_What you have to do_
Your job is to retype all of the data word for word, leaving every image out.

** start Provided material **

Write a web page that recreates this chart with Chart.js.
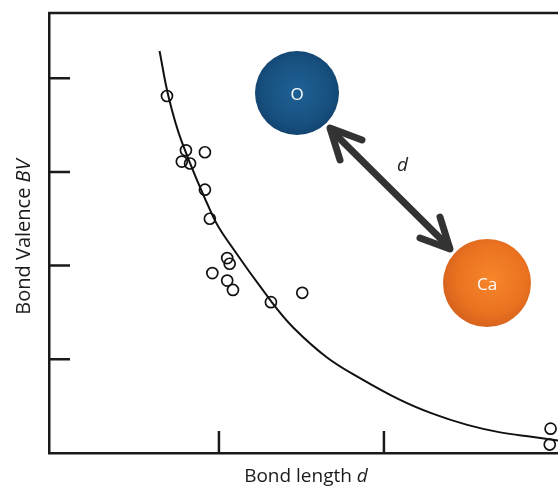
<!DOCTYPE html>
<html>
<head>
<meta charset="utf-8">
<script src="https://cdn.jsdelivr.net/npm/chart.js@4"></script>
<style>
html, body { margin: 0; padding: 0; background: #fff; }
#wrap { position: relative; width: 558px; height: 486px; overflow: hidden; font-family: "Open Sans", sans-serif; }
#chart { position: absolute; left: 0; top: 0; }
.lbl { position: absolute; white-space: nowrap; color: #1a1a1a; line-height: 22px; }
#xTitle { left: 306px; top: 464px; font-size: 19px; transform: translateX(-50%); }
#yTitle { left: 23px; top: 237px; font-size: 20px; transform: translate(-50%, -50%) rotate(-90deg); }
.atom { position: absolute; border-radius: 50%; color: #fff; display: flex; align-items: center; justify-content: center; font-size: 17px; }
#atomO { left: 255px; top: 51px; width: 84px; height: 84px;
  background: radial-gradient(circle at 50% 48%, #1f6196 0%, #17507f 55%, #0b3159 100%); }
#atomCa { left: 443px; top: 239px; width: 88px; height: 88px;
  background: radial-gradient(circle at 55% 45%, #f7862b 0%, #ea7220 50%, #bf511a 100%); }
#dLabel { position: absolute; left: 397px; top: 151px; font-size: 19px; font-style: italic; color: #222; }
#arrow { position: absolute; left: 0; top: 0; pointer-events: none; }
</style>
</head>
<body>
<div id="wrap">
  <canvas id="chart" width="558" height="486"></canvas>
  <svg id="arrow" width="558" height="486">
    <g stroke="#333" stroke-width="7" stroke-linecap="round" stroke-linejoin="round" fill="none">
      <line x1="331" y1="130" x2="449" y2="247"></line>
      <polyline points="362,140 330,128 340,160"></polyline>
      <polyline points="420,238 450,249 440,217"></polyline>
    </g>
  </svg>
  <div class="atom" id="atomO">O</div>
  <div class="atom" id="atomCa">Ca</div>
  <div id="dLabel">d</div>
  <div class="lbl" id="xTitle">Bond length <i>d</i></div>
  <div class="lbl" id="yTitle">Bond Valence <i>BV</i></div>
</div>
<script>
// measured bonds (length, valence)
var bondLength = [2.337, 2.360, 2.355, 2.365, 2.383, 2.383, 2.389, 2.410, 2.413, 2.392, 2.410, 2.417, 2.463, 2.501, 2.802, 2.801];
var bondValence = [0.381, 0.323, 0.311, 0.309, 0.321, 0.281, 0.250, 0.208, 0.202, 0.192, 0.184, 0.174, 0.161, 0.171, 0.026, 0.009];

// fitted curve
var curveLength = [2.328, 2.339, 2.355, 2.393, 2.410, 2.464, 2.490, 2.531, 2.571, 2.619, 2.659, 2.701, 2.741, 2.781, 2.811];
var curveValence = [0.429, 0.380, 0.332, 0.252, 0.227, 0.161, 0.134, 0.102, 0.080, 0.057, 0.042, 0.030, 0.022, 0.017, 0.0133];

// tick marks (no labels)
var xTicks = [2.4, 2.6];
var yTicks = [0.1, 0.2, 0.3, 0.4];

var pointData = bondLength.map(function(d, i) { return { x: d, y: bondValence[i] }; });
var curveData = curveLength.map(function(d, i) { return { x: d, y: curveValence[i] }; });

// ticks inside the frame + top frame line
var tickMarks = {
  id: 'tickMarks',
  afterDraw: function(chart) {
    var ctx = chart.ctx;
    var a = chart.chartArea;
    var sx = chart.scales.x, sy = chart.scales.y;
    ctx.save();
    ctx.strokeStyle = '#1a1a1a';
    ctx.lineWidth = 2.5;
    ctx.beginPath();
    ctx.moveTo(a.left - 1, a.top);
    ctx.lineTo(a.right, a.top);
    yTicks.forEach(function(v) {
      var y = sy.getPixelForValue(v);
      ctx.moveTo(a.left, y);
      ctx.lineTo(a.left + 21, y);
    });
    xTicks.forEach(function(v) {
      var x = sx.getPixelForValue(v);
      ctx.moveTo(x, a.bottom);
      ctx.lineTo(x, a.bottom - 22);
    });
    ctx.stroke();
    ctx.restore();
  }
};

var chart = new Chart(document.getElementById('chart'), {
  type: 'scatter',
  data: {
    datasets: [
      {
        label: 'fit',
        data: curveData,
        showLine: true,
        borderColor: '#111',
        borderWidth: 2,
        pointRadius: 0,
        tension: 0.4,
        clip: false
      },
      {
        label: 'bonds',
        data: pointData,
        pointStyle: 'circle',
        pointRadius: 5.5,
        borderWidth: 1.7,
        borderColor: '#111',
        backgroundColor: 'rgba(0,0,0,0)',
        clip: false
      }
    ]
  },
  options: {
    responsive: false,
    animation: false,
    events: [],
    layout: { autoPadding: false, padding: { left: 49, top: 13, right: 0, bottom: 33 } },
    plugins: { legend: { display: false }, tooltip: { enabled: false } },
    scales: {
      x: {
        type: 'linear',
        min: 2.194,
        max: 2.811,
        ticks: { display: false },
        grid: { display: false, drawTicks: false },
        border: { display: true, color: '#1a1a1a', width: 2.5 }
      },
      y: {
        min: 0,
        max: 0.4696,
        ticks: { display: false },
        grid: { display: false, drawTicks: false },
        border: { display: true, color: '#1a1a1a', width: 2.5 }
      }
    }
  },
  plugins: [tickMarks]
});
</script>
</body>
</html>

** end Provided material **

_Result for this exercise_
Write a web page that recreates this chart with Chart.js.
<!DOCTYPE html>
<html>
<head>
<meta charset="utf-8">
<script src="https://cdn.jsdelivr.net/npm/chart.js@4"></script>
<style>
html, body { margin: 0; padding: 0; background: #fff; }
#wrap { position: relative; width: 558px; height: 486px; overflow: hidden; font-family: "Open Sans", sans-serif; }
#chart { position: absolute; left: 0; top: 0; }
.lbl { position: absolute; white-space: nowrap; color: #1a1a1a; line-height: 22px; }
#xTitle { left: 306px; top: 464px; font-size: 19px; transform: translateX(-50%); }
#yTitle { left: 23px; top: 237px; font-size: 20px; transform: translate(-50%, -50%) rotate(-90deg); }
.atom { position: absolute; border-radius: 50%; color: #fff; display: flex; align-items: center; justify-content: center; font-size: 17px; }
#atomO { left: 255px; top: 51px; width: 84px; height: 84px;
  background: radial-gradient(circle at 50% 48%, #1f6196 0%, #17507f 55%, #0b3159 100%); }
#atomCa { left: 443px; top: 239px; width: 88px; height: 88px;
  background: radial-gradient(circle at 55% 45%, #f7862b 0%, #ea7220 50%, #bf511a 100%); }
#dLabel { position: absolute; left: 397px; top: 151px; font-size: 19px; font-style: italic; color: #222; }
#arrow { position: absolute; left: 0; top: 0; pointer-events: none; }
</style>
</head>
<body>
<div id="wrap">
  <canvas id="chart" width="558" height="486"></canvas>
  <svg id="arrow" width="558" height="486">
    <g stroke="#333" stroke-width="7" stroke-linecap="round" stroke-linejoin="round" fill="none">
      <line x1="331" y1="130" x2="449" y2="247"></line>
      <polyline points="362,140 330,128 340,160"></polyline>
      <polyline points="420,238 450,249 440,217"></polyline>
    </g>
  </svg>
  <div class="atom" id="atomO">O</div>
  <div class="atom" id="atomCa">Ca</div>
  <div id="dLabel">d</div>
  <div class="lbl" id="xTitle">Bond length <i>d</i></div>
  <div class="lbl" id="yTitle">Bond Valence <i>BV</i></div>
</div>
<script>
// measured bonds (length, valence)
var bondLength = [2.337, 2.360, 2.355, 2.365, 2.383, 2.383, 2.389, 2.410, 2.413, 2.392, 2.410, 2.417, 2.463, 2.501, 2.802, 2.801];
var bondValence = [0.381, 0.323, 0.311, 0.309, 0.321, 0.281, 0.250, 0.208, 0.202, 0.192, 0.184, 0.174, 0.161, 0.171, 0.026, 0.009];

// fitted curve
var curveLength = [2.328, 2.339, 2.355, 2.393, 2.410, 2.464, 2.490, 2.531, 2.571, 2.619, 2.659, 2.701, 2.741, 2.781, 2.811];
var curveValence = [0.429, 0.380, 0.332, 0.252, 0.227, 0.161, 0.134, 0.102, 0.080, 0.057, 0.042, 0.030, 0.022, 0.017, 0.0133];

// tick marks (no labels)
var xTicks = [2.4, 2.6];
var yTicks = [0.1, 0.2, 0.3, 0.4];

var pointData = bondLength.map(function(d, i) { return { x: d, y: bondValence[i] }; });
var curveData = curveLength.map(function(d, i) { return { x: d, y: curveValence[i] }; });

// ticks inside the frame + top frame line
var tickMarks = {
  id: 'tickMarks',
  afterDraw: function(chart) {
    var ctx = chart.ctx;
    var a = chart.chartArea;
    var sx = chart.scales.x, sy = chart.scales.y;
    ctx.save();
    ctx.strokeStyle = '#1a1a1a';
    ctx.lineWidth = 2.5;
    ctx.beginPath();
    ctx.moveTo(a.left - 1, a.top);
    ctx.lineTo(a.right, a.top);
    yTicks.forEach(function(v) {
      var y = sy.getPixelForValue(v);
      ctx.moveTo(a.left, y);
      ctx.lineTo(a.left + 21, y);
    });
    xTicks.forEach(function(v) {
      var x = sx.getPixelForValue(v);
      ctx.moveTo(x, a.bottom);
      ctx.lineTo(x, a.bottom - 22);
    });
    ctx.stroke();
    ctx.restore();
  }
};

var chart = new Chart(document.getElementById('chart'), {
  type: 'scatter',
  data: {
    datasets: [
      {
        label: 'fit',
        data: curveData,
        showLine: true,
        borderColor: '#111',
        borderWidth: 2,
        pointRadius: 0,
        tension: 0.4,
        clip: false
      },
      {
        label: 'bonds',
        data: pointData,
        pointStyle: 'circle',
        pointRadius: 5.5,
        borderWidth: 1.7,
        borderColor: '#111',
        backgroundColor: 'rgba(0,0,0,0)',
        clip: false
      }
    ]
  },
  options: {
    responsive: false,
    animation: false,
    events: [],
    layout: { autoPadding: false, padding: { left: 49, top: 13, right: 0, bottom: 33 } },
    plugins: { legend: { display: false }, tooltip: { enabled: false } },
    scales: {
      x: {
        type: 'linear',
        min: 2.194,
        max: 2.811,
        ticks: { display: false },
        grid: { display: false, drawTicks: false },
        border: { display: true, color: '#1a1a1a', width: 2.5 }
      },
      y: {
        min: 0,
        max: 0.4696,
        ticks: { display: false },
        grid: { display: false, drawTicks: false },
        border: { display: true, color: '#1a1a1a', width: 2.5 }
      }
    }
  },
  plugins: [tickMarks]
});
</script>
</body>
</html>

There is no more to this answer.